Monday Author: Susanne Skinner
Try not. Do or do not. There is no try. ~Master Yoda
Ready or not, 2018 has arrived. We’ve got work to do, and there’s no better time than right now to become the change we need to see in our world. The questions are (1) What do you what to do? (2) What must change on a personal level and a global scale to make our lives happier and better?
Every one of us is an agent of change. Collectively we own the future. We (and our children) will live into decisions we are making now. If we are waiting for “someone else” to step up, we are destined to accept those changes on someone else’s terms.
What we say and do impacts us on an individual level and dominos into what happens around us. When something is out of balance, the first step is to acknowledge it and actively join the force that will bring about change. There is no other way.
The New Year offers everyone a fresh perspective. Let’s take that blank page, renewed energy and determination and get this party started!
It’s a tall order for day two of the New Year.
Change is Gonna Come
The 2016 presidential election showed the world just how powerful that statement has become. Those who wanted a change in government were brave enough and bold enough to vote. Were they misled or misinformed? Did they believe everything they were promised? Did the wrong person win? It really doesn’t matter.
Those who did nothing lost. Those who believed there were no good options and threw away their vote lost. Those who failed to care—to read, research and act—were left with the after-effects of apathy and complacency.
We can argue party perspective, personality, popular vote and Electoral College but…
It’s irrelevant. If you did not like the results and did nothing, or were waiting for someone else to do something, you did not act on or speak up for what you believed in. Silence, apathy, ignorance and inaction created the situation we are in. They are the backbone of any condition that is unresolved.
This simple fact covers all your bases. No matter what you are unhappy about, you can choose to create the changes you need to be happy.
The very wise Dalai Lama says we can always ask God or Buddha to fix our problems but first we must ask who caused them. If God or Buddha did, then surely, he can be persuaded to fix them. But since he did not, only we can fix what has broken.
The work ahead of us belongs to us.
Find Your Voice
If you think the solutions we need someone else’s responsibility, you must rethink your strategy. If your voice is powerful enough to argue against the status quo, it is even more powerful as a change agent. When we remain silent we pave the way for those who speak the loudest—even if we don’t support what they are saying. Silence becomes passive complicity. Own what you believe in and stand up for it.
“Only a crisis – actual or perceived – produces real change. When that crisis occurs, the actions that are taken depend on the ideas that are lying around. That, I believe, is our basic function: to develop alternatives to existing policies, to keep them alive and available until the politically impossible becomes politically inevitable.”

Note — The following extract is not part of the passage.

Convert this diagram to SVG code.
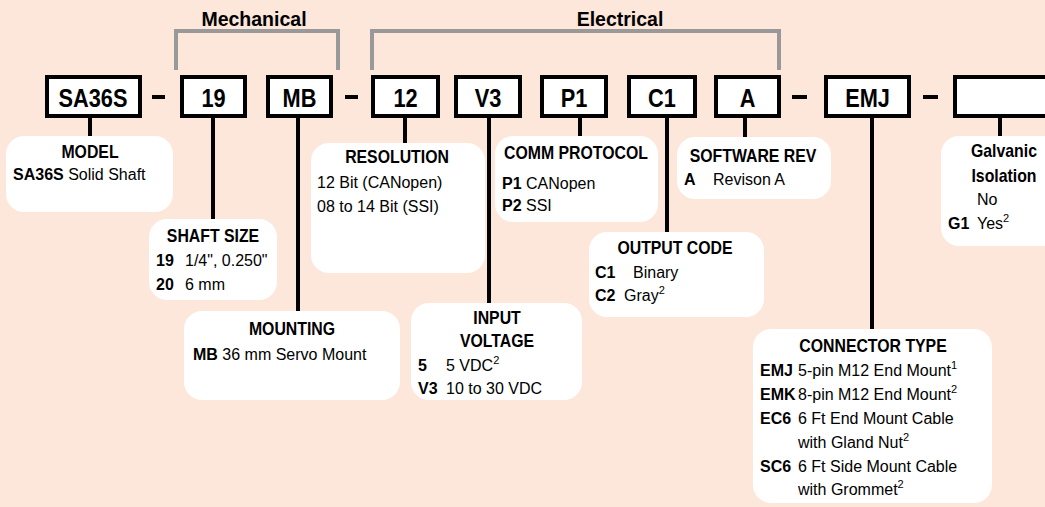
<svg xmlns="http://www.w3.org/2000/svg" width="1045" height="507" viewBox="0 0 1045 507">
<style>
.bg{fill:#FDE6DA}
.code{fill:#fff;stroke:#000;stroke-width:4}
.desc{fill:#fff;stroke:none}
.conn{stroke:#000;stroke-width:4;fill:none}
.brk{stroke:#999;stroke-width:4;fill:none}
.lbl{font-family:"Liberation Sans",Arial,sans-serif;font-weight:bold;font-size:25px;text-anchor:middle;fill:#000}
.grp{font-family:"Liberation Sans",Arial,sans-serif;font-weight:bold;font-size:19.5px;text-anchor:middle;fill:#000}
.ttl{font-family:"Liberation Sans",Arial,sans-serif;font-weight:bold;font-size:18px;text-anchor:middle;fill:#000}
.txt{font-family:"Liberation Sans",Arial,sans-serif;font-size:16px;fill:#000}
.b{font-weight:bold}
.sup{font-size:11px}
</style>
<rect class="bg" x="0" y="0" width="1045" height="507"/>

<g id="brackets">
<polyline class="brk" points="176,70 176,31 338,31 338,70"/>
<text class="grp" x="254" y="26">Mechanical</text>
<polyline class="brk" points="372,70 372,31 779,31 779,70"/>
<text class="grp" x="620" y="26">Electrical</text>
</g>

<g id="dashes">
<line class="conn" x1="152" y1="97" x2="165" y2="97"/>
<line class="conn" x1="345" y1="97" x2="358" y2="97"/>
<line class="conn" x1="792" y1="97" x2="807" y2="97"/>
<line class="conn" x1="923" y1="97" x2="938" y2="97"/>
</g>

<g id="connectors">
<line class="conn" x1="90" y1="116" x2="90" y2="137"/>
<line class="conn" x1="213" y1="116" x2="213" y2="220"/>
<line class="conn" x1="298" y1="116" x2="298" y2="312"/>
<line class="conn" x1="405" y1="116" x2="405" y2="144"/>
<line class="conn" x1="489" y1="116" x2="489" y2="304"/>
<line class="conn" x1="580" y1="116" x2="580" y2="137"/>
<line class="conn" x1="667" y1="116" x2="667" y2="233"/>
<line class="conn" x1="745" y1="116" x2="745" y2="138"/>
<line class="conn" x1="872" y1="116" x2="872" y2="330"/>
<line class="conn" x1="1000" y1="116" x2="1000" y2="137"/>
</g>

<g id="code-SA36S"><rect class="code" x="47" y="77" width="93" height="39"/><text class="lbl" transform="translate(93,107) scale(0.87,1)">SA36S</text></g>
<g id="code-19"><rect class="code" x="182" y="77" width="63" height="39"/><text class="lbl" transform="translate(213.5,107) scale(0.87,1)">19</text></g>
<g id="code-MB"><rect class="code" x="268" y="77" width="63" height="39"/><text class="lbl" transform="translate(299.5,107) scale(0.87,1)">MB</text></g>
<g id="code-12"><rect class="code" x="373" y="77" width="65" height="39"/><text class="lbl" transform="translate(405.5,107) scale(0.87,1)">12</text></g>
<g id="code-V3"><rect class="code" x="456" y="77" width="64" height="39"/><text class="lbl" transform="translate(488,107) scale(0.87,1)">V3</text></g>
<g id="code-P1"><rect class="code" x="542" y="77" width="64" height="39"/><text class="lbl" transform="translate(574,107) scale(0.87,1)">P1</text></g>
<g id="code-C1"><rect class="code" x="629" y="77" width="66" height="39"/><text class="lbl" transform="translate(662,107) scale(0.87,1)">C1</text></g>
<g id="code-A"><rect class="code" x="716" y="77" width="63" height="39"/><text class="lbl" transform="translate(747.5,107) scale(0.87,1)">A</text></g>
<g id="code-EMJ"><rect class="code" x="826" y="77" width="83" height="39"/><text class="lbl" transform="translate(867.5,107) scale(0.87,1)">EMJ</text></g>
<g id="code-blank"><rect class="code" x="955" y="77" width="100" height="39"/></g>

<g id="desc-model">
<rect class="desc" x="6" y="136" width="167" height="76" rx="18"/>
<text class="ttl" transform="translate(90,158) scale(0.88,1)">MODEL</text>
<text class="txt" x="13" y="180"><tspan class="b">SA36S</tspan> Solid Shaft</text>
</g>

<g id="desc-shaft">
<rect class="desc" x="149" y="219" width="128" height="81" rx="18"/>
<text class="ttl" transform="translate(213,242) scale(0.88,1)">SHAFT SIZE</text>
<text class="txt b" x="156" y="266">19</text><text class="txt" x="185" y="266">1/4", 0.250"</text>
<text class="txt b" x="156" y="290">20</text><text class="txt" x="185" y="290">6 mm</text>
</g>

<g id="desc-mounting">
<rect class="desc" x="184" y="311" width="216" height="89" rx="18"/>
<text class="ttl" transform="translate(292,335) scale(0.88,1)">MOUNTING</text>
<text class="txt" x="193" y="360"><tspan class="b">MB</tspan> 36 mm Servo Mount</text>
</g>

<g id="desc-resolution">
<rect class="desc" x="311" y="143" width="174" height="130" rx="18"/>
<text class="ttl" transform="translate(397,163) scale(0.88,1)">RESOLUTION</text>
<text class="txt" x="317" y="188">12 Bit (CANopen)</text>
<text class="txt" x="317" y="212">08 to 14 Bit (SSI)</text>
</g>

<g id="desc-comm">
<rect class="desc" x="495" y="136" width="163" height="86" rx="18"/>
<text class="ttl" transform="translate(576,159) scale(0.88,1)">COMM PROTOCOL</text>
<text class="txt" x="502" y="189"><tspan class="b">P1</tspan> CANopen</text>
<text class="txt" x="502" y="211"><tspan class="b">P2</tspan> SSI</text>
</g>

<g id="desc-output">
<rect class="desc" x="589" y="232" width="175" height="85" rx="18"/>
<text class="ttl" transform="translate(675,254) scale(0.88,1)">OUTPUT CODE</text>
<text class="txt b" x="595" y="278">C1</text><text class="txt" x="633" y="278">Binary</text>
<text class="txt b" x="595" y="301">C2</text><text class="txt" x="624" y="301">Gray<tspan class="sup" dy="-7">2</tspan></text>
</g>

<g id="desc-software">
<rect class="desc" x="677" y="137" width="154" height="62" rx="18"/>
<text class="ttl" transform="translate(753,162) scale(0.88,1)">SOFTWARE REV</text>
<text class="txt b" x="684" y="185">A</text><text class="txt" x="713" y="185">Revison A</text>
</g>

<g id="desc-galvanic">
<rect class="desc" x="941" y="136" width="130" height="110" rx="18"/>
<text class="ttl" transform="translate(1004,157) scale(0.88,1)">Galvanic</text>
<text class="ttl" transform="translate(1004,182) scale(0.88,1)">Isolation</text>
<text class="txt" x="977" y="205">No</text>
<text class="txt b" x="948" y="229">G1</text><text class="txt" x="977" y="229">Yes<tspan class="sup" dy="-7">2</tspan></text>
</g>

<g id="desc-voltage">
<rect class="desc" x="411" y="303" width="171" height="97" rx="18"/>
<text class="ttl" transform="translate(497,324) scale(0.88,1)">INPUT</text>
<text class="ttl" transform="translate(497,347) scale(0.88,1)">VOLTAGE</text>
<text class="txt b" x="418" y="371">5</text><text class="txt" x="446" y="371">5 VDC<tspan class="sup" dy="-7">2</tspan></text>
<text class="txt b" x="418" y="394">V3</text><text class="txt" x="446" y="394">10 to 30 VDC</text>
</g>

<g id="desc-connector">
<rect class="desc" x="753" y="329" width="239" height="174" rx="18"/>
<text class="ttl" transform="translate(873,352) scale(0.88,1)">CONNECTOR TYPE</text>
<text class="txt b" x="760" y="376">EMJ</text><text class="txt" x="798" y="376">5-pin M12 End Mount<tspan class="sup" dy="-7">1</tspan></text>
<text class="txt b" x="760" y="400">EMK</text><text class="txt" x="798" y="400">8-pin M12 End Mount<tspan class="sup" dy="-7">2</tspan></text>
<text class="txt b" x="760" y="424">EC6</text><text class="txt" x="798" y="424">6 Ft End Mount Cable</text>
<text class="txt" x="798" y="448">with Gland Nut<tspan class="sup" dy="-7">2</tspan></text>
<text class="txt b" x="760" y="472">SC6</text><text class="txt" x="798" y="472">6 Ft Side Mount Cable</text>
<text class="txt" x="798" y="495">with Grommet<tspan class="sup" dy="-7">2</tspan></text>
</g>
</svg>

Change happens when we identify what matters. Social, economic and political upheavals create the environment that brings about reform.
Join the Twenty Percent
A resolution, New Year’s or otherwise, has an 80 percent chance of failure within 30 days. Vowing to lose weight, quit a job, stop smoking, save more money … it doesn’t matter since most are vague and fail to deliver. The underlying reason is that we make resolutions without a plan to carry them out. They are out of alignment with what is achievable; lacking focus and accountability.
To make a resolution work, a change in behavior is required. That means changing the way we think and act. Saying “I am going to lose weight” has no weight behind it. Re-evaluating what you eat, adding daily exercise, finding a support group and setting realistic milestones—ten pounds in 10 weeks—is a workable resolution. Achieve it, celebrate it and set the next one.
The same thinking applies to change at any level, including local and state governments. Get involved, be part of a plan, and hold one another accountable. Exercise your vote—battles were fought to ensure each one of us has a voice and a vote. Don’t waste either one of them.
Make it Happen
Engage in a little Positive Defiance—a 1970s term for change that had its roots in nutrition research in under-developed countries. It represents behavioral and social change based on the observation that (in any context), individuals facing shared challenges, constraints, and resource deficiencies will create and implement successful behaviors and strategies that lead to better solutions.
Good things do not come to those who wait; they come to those who go after them, believing the power to bring about change lives within each one of us.
May you find the strength of your convictions, the courage to speak up for them, and the determination to bring them to life. Be defiant! In 2018 celebrate the satisfaction of being part of the solution.